Ashok Kumar, theIPOguru, is a man of few words. So, when he speaks, investors and particularly those chasing the IPO Rainbow with
the proverbial 'pot of gold' at the end of it, listen carefully.
Increased volatility and uncertainty have made defensive pharma stocks a must in one’s portfolio. The increase in these stock prices in the last quarter was primarily led by better than expected results posted by the companies in this space. Strong domestic demand coupled with increasing preference for generics worldwide helped the companies deliver improved results.
Overall, Contract manufacturing is expected to gain momentum going forward and emerging markets as well as the US would be a key growth driver. Going forward, with the improvement in economic conditions in the US, most companies are likely to witness good growth in their US business.
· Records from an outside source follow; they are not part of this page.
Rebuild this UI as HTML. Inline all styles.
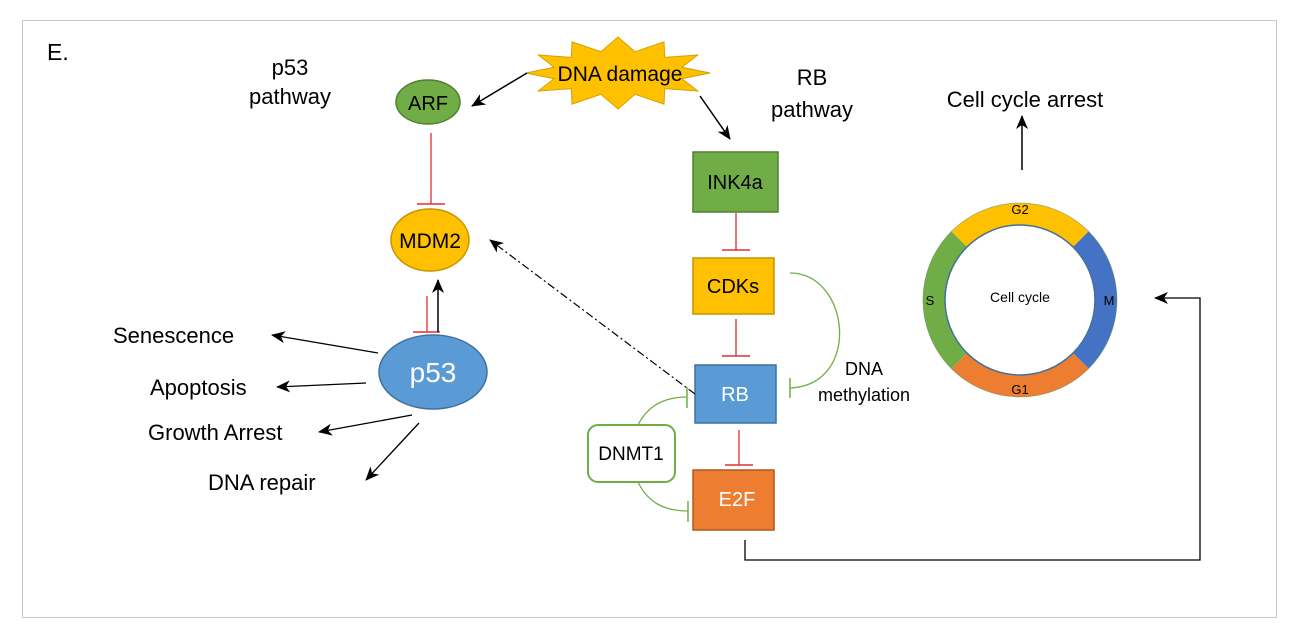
<!DOCTYPE html>
<html><head><meta charset="utf-8"><style>
html,body{margin:0;padding:0;background:#fff;}
svg{display:block;font-family:"Liberation Sans",Calibri,sans-serif;}
</style></head><body>
<svg width="1297" height="639" viewBox="0 0 1297 639" xmlns="http://www.w3.org/2000/svg">
<defs>
<marker id="ar" markerWidth="10" markerHeight="10" refX="9" refY="5" orient="auto" markerUnits="userSpaceOnUse" viewBox="0 0 10 10">
<path d="M0,0 L10,5 L0,10 L3,5 z" fill="#000"/>
</marker>
<marker id="ar2" markerWidth="14" markerHeight="14" refX="13" refY="7" orient="auto" markerUnits="userSpaceOnUse" viewBox="0 0 14 14">
<path d="M0,1 L14,7 L0,13 L4,7 z" fill="#000"/>
</marker>
</defs>
<rect x="0" y="0" width="1297" height="639" fill="#fff"/>
<rect x="22.5" y="20.5" width="1254" height="597" fill="none" stroke="#c8c8c8" stroke-width="1"/>

<text x="47" y="60" font-size="23" fill="#000">E.</text>
<text x="290" y="75" font-size="22" text-anchor="middle">p53</text>
<text x="290" y="104" font-size="22" text-anchor="middle">pathway</text>
<text x="812" y="85" font-size="22" text-anchor="middle">RB</text>
<text x="812" y="117" font-size="22" text-anchor="middle">pathway</text>

<!-- DNA damage star -->
<polygon points="710,73 681.8,78.7 697.7,91 664.7,88.6 664,104.2 635.1,94.3 618,109 600.9,94.3 572,104.2 571.3,88.6 538.3,91 554.2,78.7 526,73 554.2,67.3 538.3,55 571.3,57.4 572,41.8 600.9,51.7 618,37 635.1,51.7 664,41.8 664.7,57.4 697.7,55 681.8,67.3" fill="#ffc000" stroke="#d6a000" stroke-width="1"/>
<text x="620" y="81" font-size="21" text-anchor="middle">DNA damage</text>
<line x1="527" y1="73" x2="472" y2="106" stroke="#000" stroke-width="1.5" marker-end="url(#ar2)"/>
<line x1="700" y1="96" x2="730" y2="139" stroke="#000" stroke-width="1.5" marker-end="url(#ar2)"/>

<!-- ARF -->
<ellipse cx="428" cy="102" rx="32" ry="22" fill="#70ad47" stroke="#507e32" stroke-width="1.5"/>
<text x="428" y="110" font-size="20" text-anchor="middle">ARF</text>
<line x1="431" y1="133" x2="431" y2="204" stroke="#e03030" stroke-width="1.3"/>
<line x1="417" y1="204" x2="445" y2="204" stroke="#e03030" stroke-width="1.5"/>

<!-- MDM2 -->
<ellipse cx="430" cy="240" rx="39" ry="31" fill="#ffc000" stroke="#c49500" stroke-width="1.5"/>
<text x="430" y="248" font-size="21" text-anchor="middle">MDM2</text>
<line x1="427" y1="296" x2="427" y2="332" stroke="#e03030" stroke-width="1.3"/>
<line x1="413" y1="332" x2="440" y2="332" stroke="#e03030" stroke-width="1.5"/>
<line x1="438" y1="332" x2="438" y2="280" stroke="#000" stroke-width="1.5" marker-end="url(#ar2)"/>

<!-- p53 -->
<ellipse cx="433" cy="372" rx="54" ry="37" fill="#5b9bd5" stroke="#41719c" stroke-width="1.5"/>
<text x="433" y="382" font-size="28" fill="#fff" text-anchor="middle">p53</text>
<line x1="378" y1="353" x2="272" y2="335" stroke="#000" stroke-width="1.3" marker-end="url(#ar2)"/>
<line x1="366" y1="383" x2="277" y2="387" stroke="#000" stroke-width="1.3" marker-end="url(#ar2)"/>
<line x1="412" y1="415" x2="319" y2="432" stroke="#000" stroke-width="1.3" marker-end="url(#ar2)"/>
<line x1="419" y1="423" x2="366" y2="480" stroke="#000" stroke-width="1.3" marker-end="url(#ar2)"/>
<text x="113" y="343" font-size="22">Senescence</text>
<text x="150" y="395" font-size="22">Apoptosis</text>
<text x="148" y="440" font-size="22">Growth Arrest</text>
<text x="208" y="490" font-size="22">DNA repair</text>

<!-- RB pathway boxes -->
<rect x="693" y="152" width="85" height="60" fill="#70ad47" stroke="#507e32" stroke-width="1.5"/>
<text x="735" y="189" font-size="20" text-anchor="middle">INK4a</text>
<line x1="736" y1="213" x2="736" y2="250" stroke="#e03030" stroke-width="1.3"/>
<line x1="722" y1="250" x2="750" y2="250" stroke="#e03030" stroke-width="1.5"/>

<rect x="693" y="258" width="81" height="56" fill="#ffc000" stroke="#c49500" stroke-width="1.5"/>
<text x="733" y="293" font-size="20" text-anchor="middle">CDKs</text>
<line x1="736" y1="319" x2="736" y2="356" stroke="#e03030" stroke-width="1.3"/>
<line x1="722" y1="356" x2="750" y2="356" stroke="#e03030" stroke-width="1.5"/>

<rect x="695" y="365" width="81" height="58" fill="#5b9bd5" stroke="#41719c" stroke-width="1.5"/>
<text x="735" y="401" font-size="20" fill="#fff" text-anchor="middle">RB</text>
<line x1="739" y1="430" x2="739" y2="465" stroke="#e03030" stroke-width="1.3"/>
<line x1="725" y1="465" x2="753" y2="465" stroke="#e03030" stroke-width="1.5"/>

<rect x="693" y="470" width="81" height="60" fill="#ed7d31" stroke="#ae5a21" stroke-width="1.5"/>
<text x="737" y="506" font-size="20" fill="#fff" text-anchor="middle">E2F</text>

<!-- DNA methylation arc -->
<path d="M790,273 C850,273 862,385 790,388" fill="none" stroke="#70ad47" stroke-width="1.3"/>
<line x1="790" y1="378" x2="790" y2="398" stroke="#70ad47" stroke-width="1.5"/>
<text x="864" y="375" font-size="18" text-anchor="middle">DNA</text>
<text x="864" y="401" font-size="18" text-anchor="middle">methylation</text>

<!-- DNMT1 -->
<rect x="588" y="425" width="87" height="57" rx="10" fill="#fff" stroke="#70ad47" stroke-width="2"/>
<text x="631" y="460" font-size="19" text-anchor="middle">DNMT1</text>
<path d="M638,425 C648,405 665,397 687,397" fill="none" stroke="#70ad47" stroke-width="1.3"/>
<line x1="687" y1="387" x2="687" y2="408" stroke="#70ad47" stroke-width="1.5"/>
<path d="M638,482 C648,503 665,511 688,511" fill="none" stroke="#70ad47" stroke-width="1.3"/>
<line x1="688" y1="501" x2="688" y2="522" stroke="#70ad47" stroke-width="1.5"/>

<!-- dash-dot to MDM2 -->
<line x1="695" y1="394" x2="490" y2="240" stroke="#000" stroke-width="1.2" stroke-dasharray="8,3,2,3" marker-end="url(#ar2)"/>

<!-- E2F to cell cycle -->
<polyline points="745,540 745,560 1200,560 1200,298 1155,298" fill="none" stroke="#000" stroke-width="1.3" marker-end="url(#ar2)"/>

<!-- Cell cycle ring -->
<g fill="none" stroke-width="22">
<path d="M959.2,239.2 A86,86 0 0 1 1080.8,239.2" stroke="#ffc000"/>
<path d="M1080.8,239.2 A86,86 0 0 1 1080.8,360.8" stroke="#4472c4"/>
<path d="M1080.8,360.8 A86,86 0 0 1 959.2,360.8" stroke="#ed7d31"/>
<path d="M959.2,360.8 A86,86 0 0 1 959.2,239.2" stroke="#70ad47"/>
</g>
<circle cx="1020" cy="300" r="97" fill="none" stroke="#6a8a50" stroke-width="0.8" opacity="0.6"/>
<circle cx="1020" cy="300" r="75" fill="#fff" stroke="#41719c" stroke-width="1.5"/>
<text x="1020" y="302" font-size="14" text-anchor="middle">Cell cycle</text>
<text x="1020" y="214" font-size="13" text-anchor="middle">G2</text>
<text x="1020" y="394" font-size="13" text-anchor="middle">G1</text>
<text x="930" y="305" font-size="13" text-anchor="middle">S</text>
<text x="1109" y="305" font-size="13" text-anchor="middle">M</text>

<line x1="1022" y1="170" x2="1022" y2="116" stroke="#000" stroke-width="1.5" marker-end="url(#ar2)"/>
<text x="1025" y="107" font-size="22" text-anchor="middle">Cell cycle arrest</text>
</svg>
</body></html>
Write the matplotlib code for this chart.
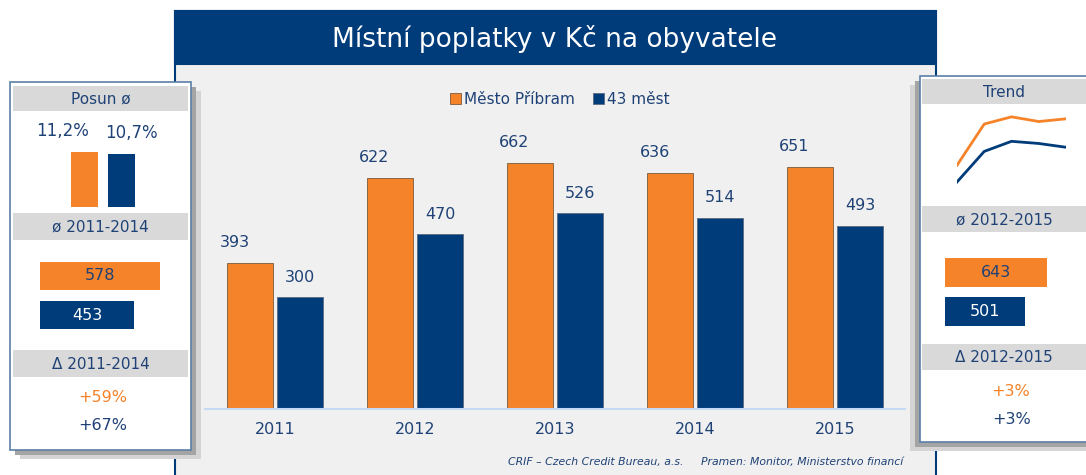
import matplotlib
matplotlib.use("Agg")
import matplotlib.pyplot as plt
from matplotlib.patches import Rectangle
import numpy as np

years = ["2011", "2012", "2013", "2014", "2015"]
pribram = [393, 622, 662, 636, 651]
mest43 = [300, 470, 526, 514, 493]

posun = [11.2, 10.7]
avg_1114 = [578, 453]
delta_1114 = ["+59%", "+67%"]
avg_1215 = [643, 501]
delta_1215 = ["+3%", "+3%"]

ORANGE = "#f5832a"
BLUE = "#003b7a"
TEXT = "#1f4276"
HEAD = "#d9d9d9"
W, H = 1086, 475

plt.rcParams["font.family"] = ["DejaVu Sans"]
fig = plt.figure(figsize=(W / 100, H / 100), dpi=100)


def box(x0, y0, x1, y1):
    # pixel box (top-left origin) -> figure fraction rect
    return [x0 / W, 1 - y1 / H, (x1 - x0) / W, (y1 - y0) / H]


# background layer in pixel coordinates
bg = fig.add_axes([0, 0, 1, 1], zorder=0)
bg.set_xlim(0, W)
bg.set_ylim(H, 0)
bg.axis("off")

# main panel
bg.add_patch(Rectangle((175, 11), 761, 480, facecolor="#f0f0f0", edgecolor=BLUE, lw=1.5))
bg.add_patch(Rectangle((175, 11), 761, 53, facecolor=BLUE, edgecolor=BLUE, lw=1.5))
bg.text(555, 39, "Místní poplatky v Kč na obyvatele", color="white", fontsize=19,
        ha="center", va="center")
bg.text(903, 462, "CRIF – Czech Credit Bureau, a.s.     Pramen: Monitor, Ministerstvo financí",
        color=TEXT, fontsize=7.8, style="italic", ha="right", va="center")


def side_panel(x0, y0, x1, y1, dx):
    # drop shadow, then white card
    bg.add_patch(Rectangle((x0 + 2 * dx, y0 + 9), x1 - x0, y1 - y0, facecolor="#d4d4d4", lw=0))
    bg.add_patch(Rectangle((x0 + dx, y0 + 5), x1 - x0, y1 - y0, facecolor="#a4a4a4", lw=0))
    bg.add_patch(Rectangle((x0, y0), x1 - x0, y1 - y0, facecolor="white",
                           edgecolor="#5b7fa8", lw=1.2))


def header(x0, x1, y0, y1, label):
    bg.add_patch(Rectangle((x0, y0), x1 - x0, y1 - y0, facecolor=HEAD, lw=0))
    bg.text((x0 + x1) / 2, (y0 + y1) / 2 + 1, label, color=TEXT, fontsize=11,
            ha="center", va="center")


# left panel
side_panel(10, 82, 191, 450, 5)
header(13, 188, 86, 111, "Posun ø")
header(13, 188, 213, 240, "ø 2011-2014")
header(13, 188, 350, 377, "Δ 2011-2014")
bg.text(63, 131, "11,2%", color=TEXT, fontsize=12, ha="center", va="center")
bg.text(131, 133, "10,7%", color=TEXT, fontsize=12, ha="center", va="center")
bg.text(103, 397, delta_1114[0], color=ORANGE, fontsize=11.5, ha="center", va="center")
bg.text(103, 425, delta_1114[1], color=TEXT, fontsize=11.5, ha="center", va="center")

# right panel
side_panel(920, 76, 1100, 442, -5)
header(922, 1086, 79, 104, "Trend")
header(922, 1086, 206, 232, "ø 2012-2015")
header(922, 1086, 344, 370, "Δ 2012-2015")
bg.text(1011, 391, delta_1215[0], color=ORANGE, fontsize=11.5, ha="center", va="center")
bg.text(1012, 420, delta_1215[1], color=TEXT, fontsize=11.5, ha="center", va="center")

# main bar chart
ax = fig.add_axes(box(205, 119, 905, 409), zorder=2)
ax.patch.set_alpha(0)
x = np.arange(len(years))
bw = 0.33
b1 = ax.bar(x - bw / 2 - 0.015, pribram, bw, color=ORANGE, edgecolor="#7a5a40", lw=0.6,
            label="Město Příbram")
b2 = ax.bar(x + bw / 2 + 0.015, mest43, bw, color=BLUE, edgecolor="#5a6a80", lw=0.6,
            label="43 měst")
for r, v in zip(b1, pribram):
    ax.annotate(str(v), (r.get_x() + r.get_width() / 2, v), xytext=(-11, 9),
                textcoords="offset points", ha="center", va="bottom", color=TEXT, fontsize=11.5)
for r, v in zip(b2, mest43):
    ax.annotate(str(v), (r.get_x() + r.get_width() / 2, v), xytext=(0, 9),
                textcoords="offset points", ha="center", va="bottom", color=TEXT, fontsize=11.5)
ax.set_xlim(-0.5, 4.5)
ax.set_ylim(0, 780)
ax.set_xticks(x)
ax.set_xticklabels(years, color=TEXT, fontsize=11.5)
ax.tick_params(axis="x", length=0, pad=9)
ax.set_yticks([])
for s in ["top", "right", "left"]:
    ax.spines[s].set_visible(False)
ax.spines["bottom"].set_color("#c6dbf3")
ax.spines["bottom"].set_linewidth(1.5)
leg = ax.legend(loc="center", bbox_to_anchor=(560 / W, 1 - 99 / H), bbox_transform=fig.transFigure,
                ncol=2, frameon=False, fontsize=11, handlelength=0.7, handleheight=0.7,
                handletextpad=0.2, columnspacing=1.2, labelcolor=TEXT)

# left mini bars: posun
ax_p = fig.add_axes(box(66, 120, 140, 207), zorder=2)
ax_p.bar([0, 1], posun, 0.72, color=[ORANGE, BLUE])
ax_p.set_xlim(-0.5, 1.5)
ax_p.set_ylim(0, 11.2 * 87 / 55)
ax_p.axis("off")

# left mini barh: averages 2011-2014
ax_a = fig.add_axes(box(40, 256, 190, 335), zorder=2)
ax_a.barh([0, 1], avg_1114, 0.72, color=[ORANGE, BLUE])
ax_a.set_ylim(1.5, -0.5)
ax_a.set_xlim(0, 150 / 0.2076)
ax_a.axis("off")
for i, (v, c) in enumerate(zip(avg_1114, [TEXT, "white"])):
    ax_a.text(v / 2, i, str(v), color=c, fontsize=11.5, ha="center", va="center")

# right trend lines
ax_t = fig.add_axes(box(957, 110, 1066, 191), zorder=2)
ax_t.plot(x, pribram, color=ORANGE, lw=2)
ax_t.plot(x, mest43, color=BLUE, lw=2)
ax_t.set_xlim(0, 4)
ax_t.set_ylim(250, 250 + 81 / 0.18)
ax_t.axis("off")

# right mini barh: averages 2012-2015
ax_b = fig.add_axes(box(945, 253, 1080, 331), zorder=2)
ax_b.barh([0, 1], avg_1215, 0.72, color=[ORANGE, BLUE])
ax_b.set_ylim(1.5, -0.5)
ax_b.set_xlim(0, 135 / 0.159)
ax_b.axis("off")
for i, (v, c) in enumerate(zip(avg_1215, [TEXT, "white"])):
    ax_b.text(v / 2, i, str(v), color=c, fontsize=11.5, ha="center", va="center")

fig.savefig("out.png", dpi=100)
The performance of MNC pharma companies which was hampered in FY09 due to trade issues, sale of non-core assets and rising input costs also reflected decent growth over the last two quarters.
Notably, the pharma sector funds have registered good growth numbers by outperforming most sector funds and benchmarks. Franklin and Reliance Pharma Funds have been the major out-performers.
The small size of Franklin Pharma Fund’s Assets under Management (as per latest data available on 31st March, 2009), makes it vulnerable to redemption pressures and despite good returns, appears to be uninspiring. Same holds true as regards the Assets under Management for SBI and the UTI schemes.
While the Reliance Pharma Fund’s holding primarily comprises Indian companies and those focused on the CRAMS segment, it has very limited exposure to MNC’s from this space. While those with higher risk appetite may consider fresh investment in this scheme, informed investors may be better off buying at regular intervals in select Pharma MNC companies to provide the required stability in these volatile market conditions.
Tata Life Sciences & Technology Fund, although not a strict comparable, has been an outperformer. Its primary exposure is in the IT segment followed by Pharmaceuticals. It has held on to Aventis, Cadila Healthcare and GSK Pharma. However, as on 31/10/2009, its AUM remains relatively small, enhancing the risk profile of this scheme.